I’ve done it. You’ve done it. It happens all the time.
You’ve done your duty and attended the party you didn’t want to come to. For whatever reason, it was clear that you were just a token invitation. Nobody seems to want to talk with you. The food is terrible. You have to pay for your drinks. The music is loud and bad. The host is all caught up in schmoozing with big shots and hasn’t even acknowledged your presence.
Without a word to anyone, except the person checking coats, you work your way to the door (front or back) and simply walk out. Taking advantage of your freedom you find your way to a nice cocktail lounge and have a wonderful evening surrounded by friendly people who appreciate your presence.
Oh, it’s not always that dramatic. Sometimes it’s just a boring event that doesn’t need you there, and you and your spouse decide that it’s okay to depart. There’s nobody around to thank…the host/hostess has disappeared with friends to some other part of the house. So you just leave.
It’s called ghosting, and there’s no need for a lengthy research to discover the meaning of the word. You become a ghost.*
I remember my wife and I being invited to the wedding reception of a couple we knew somewhat. I thought I had played a significant role in their wedding. It was clear from the first moment that they couldn’t figure out why we were there. Somebody had screwed up and invited us! They even said so…in so many words. We didn’t even have a drink. We worked our way to the other side of the room and disappeared. I’m sure we weren’t missed. We went to a nearby restaurant to have lunch and discovered another couple who had done the same thing! We reveled in our ghosting.

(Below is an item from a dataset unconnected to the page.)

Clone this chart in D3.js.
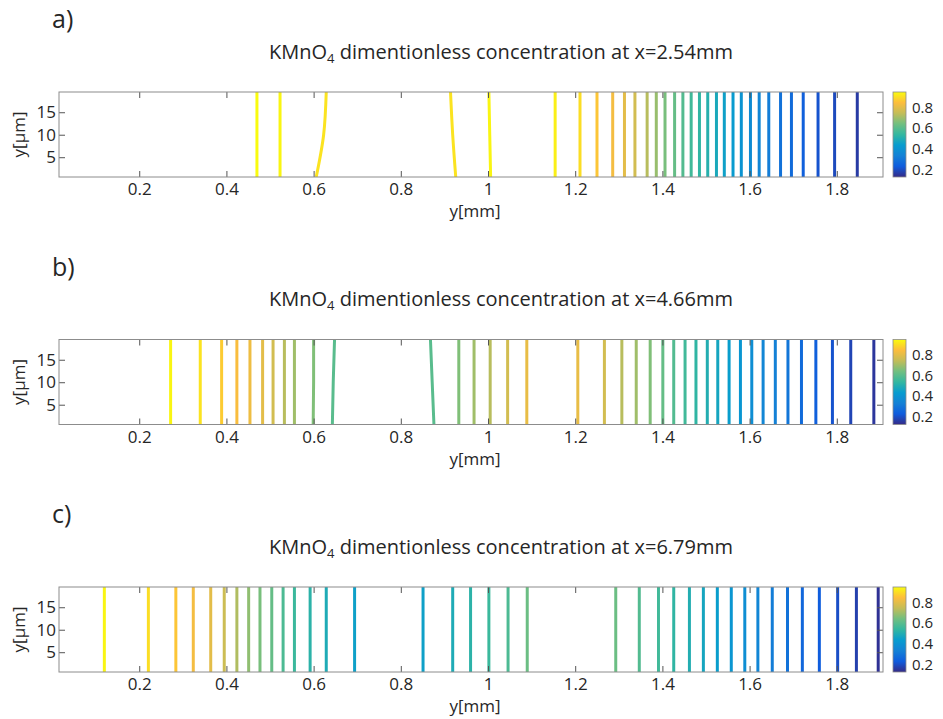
<!DOCTYPE html>
<meta charset="utf-8">
<script src="https://d3js.org/d3.v7.min.js"></script>
<style>
  body { margin: 0; background: #fff; }
  svg text { font-family: "Open Sans", sans-serif; fill: #262626; }
</style>
<div id="my_dataviz"></div>
<script>
// panel labels and positions along the channel
var panelTags = ["a)", "b)", "c)"];
var panelPos = ["2.54", "4.66", "6.79"];
var xTicks = [0.2, 0.4, 0.6, 0.8, 1, 1.2, 1.4, 1.6, 1.8];
var yTicks = [5, 10, 15];
var cbarTicks = [0.2, 0.4, 0.6, 0.8];
// contour lines are read at three heights: bottom, middle, top (um)
var heights = [0.6, 10, 19.5];

// a) x = 2.54mm : contour x position (mm) at bottom / middle / top, and level
var botA = [0.470, 0.523, 0.606, 0.926, 1.006, 1.154, 1.211, 1.250, 1.286, 1.313, 1.337, 1.365, 1.386, 1.406, 1.428, 1.447, 1.466, 1.485, 1.504, 1.524, 1.542, 1.562, 1.581, 1.602, 1.622, 1.644, 1.671, 1.696, 1.723, 1.757, 1.795, 1.847];
var midA = [0.470, 0.523, 0.623, 0.919, 1.004, 1.154, 1.211, 1.250, 1.286, 1.313, 1.337, 1.365, 1.386, 1.406, 1.428, 1.447, 1.466, 1.485, 1.504, 1.524, 1.542, 1.562, 1.581, 1.602, 1.622, 1.644, 1.671, 1.696, 1.723, 1.757, 1.795, 1.847];
var topA = [0.470, 0.523, 0.629, 0.914, 1.002, 1.154, 1.211, 1.250, 1.286, 1.313, 1.337, 1.365, 1.386, 1.406, 1.428, 1.447, 1.466, 1.485, 1.504, 1.524, 1.542, 1.562, 1.581, 1.602, 1.622, 1.644, 1.671, 1.696, 1.723, 1.757, 1.795, 1.847];
var levA = [0.95, 0.94, 0.91, 0.91, 0.94, 0.93, 0.90, 0.86, 0.83, 0.80, 0.77, 0.73, 0.69, 0.65, 0.62, 0.59, 0.56, 0.53, 0.51, 0.48, 0.45, 0.43, 0.40, 0.37, 0.35, 0.32, 0.29, 0.27, 0.24, 0.21, 0.19, 0.16];

// b) x = 4.66mm
var botB = [0.272, 0.340, 0.389, 0.424, 0.454, 0.483, 0.507, 0.533, 0.556, 0.599, 0.643, 0.876, 0.933, 0.968, 1.005, 1.045, 1.089, 1.206, 1.267, 1.307, 1.340, 1.372, 1.401, 1.426, 1.452, 1.477, 1.503, 1.527, 1.553, 1.579, 1.605, 1.631, 1.659, 1.688, 1.719, 1.752, 1.790, 1.832, 1.885];
var midB = [0.272, 0.340, 0.389, 0.424, 0.454, 0.483, 0.507, 0.533, 0.556, 0.600, 0.645, 0.872, 0.933, 0.968, 1.005, 1.045, 1.089, 1.206, 1.267, 1.307, 1.340, 1.372, 1.401, 1.426, 1.452, 1.477, 1.503, 1.527, 1.553, 1.579, 1.605, 1.631, 1.659, 1.688, 1.719, 1.752, 1.790, 1.832, 1.885];
var topB = [0.272, 0.340, 0.389, 0.424, 0.454, 0.483, 0.507, 0.533, 0.556, 0.600, 0.648, 0.868, 0.933, 0.968, 1.005, 1.045, 1.089, 1.206, 1.267, 1.307, 1.340, 1.372, 1.401, 1.426, 1.452, 1.477, 1.503, 1.527, 1.553, 1.579, 1.605, 1.631, 1.659, 1.688, 1.719, 1.752, 1.790, 1.832, 1.885];
var levB = [0.94, 0.91, 0.87, 0.84, 0.82, 0.80, 0.77, 0.73, 0.70, 0.66, 0.60, 0.60, 0.66, 0.70, 0.73, 0.77, 0.81, 0.81, 0.77, 0.73, 0.70, 0.66, 0.62, 0.59, 0.56, 0.53, 0.50, 0.47, 0.44, 0.41, 0.38, 0.35, 0.33, 0.30, 0.27, 0.24, 0.21, 0.18, 0.15];

// c) x = 6.79mm
var botC = [0.120, 0.221, 0.284, 0.324, 0.364, 0.395, 0.424, 0.451, 0.477, 0.504, 0.530, 0.556, 0.592, 0.629, 0.694, 0.851, 0.919, 0.960, 1.002, 1.046, 1.090, 1.293, 1.347, 1.391, 1.426, 1.462, 1.494, 1.526, 1.558, 1.589, 1.619, 1.652, 1.687, 1.721, 1.760, 1.802, 1.845, 1.895];
var midC = botC;
var topC = botC;
var levC = [0.94, 0.90, 0.86, 0.83, 0.80, 0.76, 0.72, 0.68, 0.65, 0.62, 0.58, 0.55, 0.52, 0.49, 0.45, 0.45, 0.49, 0.52, 0.55, 0.58, 0.63, 0.63, 0.59, 0.56, 0.53, 0.50, 0.47, 0.44, 0.41, 0.38, 0.35, 0.32, 0.29, 0.26, 0.23, 0.20, 0.17, 0.14];

var panels = [
  { bot: botA, mid: midA, top: topA, lev: levA },
  { bot: botB, mid: midB, top: topB, lev: levB },
  { bot: botC, mid: midC, top: topC, lev: levC }
];

// parula colormap
var parula = ["#352a87", "#0f5cdd", "#1481d6", "#079ccf", "#33b7a0", "#71bf80", "#c3bd58", "#fdbd3c", "#f9fb0e"];
var parulaInterp = d3.piecewise(d3.interpolateRgb, parula);
var color = d3.scaleSequential(parulaInterp).domain([0.125, 0.95]);

var W = 943, H = 719;
var left = 59, plotW = 824, plotH = 85;
var panelTop = [92, 339.5, 587];

var svg = d3.select("#my_dataviz")
  .append("svg")
  .attr("width", W)
  .attr("height", H);

var defs = svg.append("defs");
var grad = defs.append("linearGradient")
  .attr("id", "parulaGrad")
  .attr("x1", 0).attr("y1", 1).attr("x2", 0).attr("y2", 0);
d3.range(0, 1.0001, 0.025).forEach(function (t) {
  grad.append("stop").attr("offset", t).attr("stop-color", parulaInterp(t));
});

var x = d3.scaleLinear().domain([0.016, 1.906]).range([0, plotW]);
var y = d3.scaleLinear().domain([heights[0], heights[2]]).range([plotH, 0]);
var cbY = d3.scaleLinear().domain([0.125, 0.95]).range([plotH, 0]);

var line = d3.line()
  .x(function (d) { return x(d[0]); })
  .y(function (d) { return y(d[1]); })
  .curve(d3.curveNatural);

panels.forEach(function (p, k) {
  var top = panelTop[k];

  svg.append("text")
    .attr("x", 52)
    .attr("y", top - 64)
    .style("font-size", "25px")
    .text(panelTags[k]);

  var title = svg.append("text")
    .attr("x", 501)
    .attr("y", top - 33.5)
    .attr("text-anchor", "middle")
    .style("font-size", "20px");
  title.append("tspan").text("KMnO");
  title.append("tspan").attr("dy", 4).style("font-size", "13px").text("4");
  title.append("tspan").attr("dy", -4).text(" dimentionless concentration at x=" + panelPos[k] + "mm");

  var g = svg.append("g")
    .attr("transform", "translate(" + left + "," + top + ")");

  g.append("clipPath").attr("id", "clip" + k)
    .append("rect").attr("width", plotW).attr("height", plotH);

  // contour lines
  g.append("g")
    .attr("clip-path", "url(#clip" + k + ")")
    .selectAll("path")
    .data(p.lev)
    .enter()
    .append("path")
    .attr("d", function (d, i) {
      return line([[p.bot[i], heights[0]], [p.mid[i], heights[1]], [p.top[i], heights[2]]]);
    })
    .attr("fill", "none")
    .attr("stroke", function (d) { return color(d); })
    .attr("stroke-width", 3);

  // ticks (inside, on all four sides)
  var xb = g.append("g")
    .attr("transform", "translate(0," + plotH + ")")
    .call(d3.axisBottom(x).tickValues(xTicks).tickSize(-6).tickPadding(6).tickFormat(d3.format("")));
  var xt = g.append("g")
    .call(d3.axisTop(x).tickValues(xTicks).tickSize(-6).tickFormat(""));
  var yl = g.append("g")
    .call(d3.axisLeft(y).tickValues(yTicks).tickSize(-6).tickPadding(3));
  var yr = g.append("g")
    .attr("transform", "translate(" + plotW + ",0)")
    .call(d3.axisRight(y).tickValues(yTicks).tickSize(-6).tickFormat(""));
  [xb, xt, yl, yr].forEach(function (a) {
    a.select(".domain").remove();
    a.selectAll(".tick line").attr("stroke", "#555");
    a.selectAll(".tick text")
      .style("font-size", "17px")
      .style("font-family", "'Open Sans', sans-serif")
      .attr("fill", "#262626");
  });

  g.append("rect")
    .attr("width", plotW)
    .attr("height", plotH)
    .attr("fill", "none")
    .attr("stroke", "#8c8c8c")
    .attr("stroke-width", 1);

  g.append("text")
    .attr("x", 416)
    .attr("y", plotH + 40)
    .attr("text-anchor", "middle")
    .style("font-size", "17px")
    .text("y[mm]");

  g.append("text")
    .attr("transform", "translate(" + (25 - left) + "," + (plotH / 2) + ")rotate(-90)")
    .attr("text-anchor", "middle")
    .style("font-size", "17px")
    .text("y[\u03bcm]");

  // colorbar
  var cb = svg.append("g")
    .attr("transform", "translate(893," + top + ")");
  cb.append("rect")
    .attr("width", 13)
    .attr("height", plotH)
    .attr("fill", "url(#parulaGrad)")
    .attr("stroke", "#8c8c8c")
    .attr("stroke-width", 0.8);
  cb.selectAll("text")
    .data(cbarTicks)
    .enter()
    .append("text")
    .attr("x", 19)
    .attr("y", function (d) { return cbY(d); })
    .attr("dy", "0.35em")
    .style("font-size", "15px")
    .text(function (d) { return d; });
});
</script>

The significance of ghosting is that everybody is a winner. The hosts haven’t missed you. You are glad to be free. There’s nothing worse than hanging around a function where you don’t want to be. Just do it. Ghost!
Photo Credit: Mark M. Miller
*When I was in High School I had an English teacher, Miss Dolan, who would create a ghost at the drop of the hat. If you hadn’t done your homework, weren’t paying attention, or something else that “broke the rules” she put you in a seat at the back of the room. You had to be present; you had to do the work everyone else was doing; but you were invisible. You wouldn’t be called upon; you weren’t acknowledged. It was a very effective punishment. Another form of ghosting, but it wasn’t your idea…it was hers.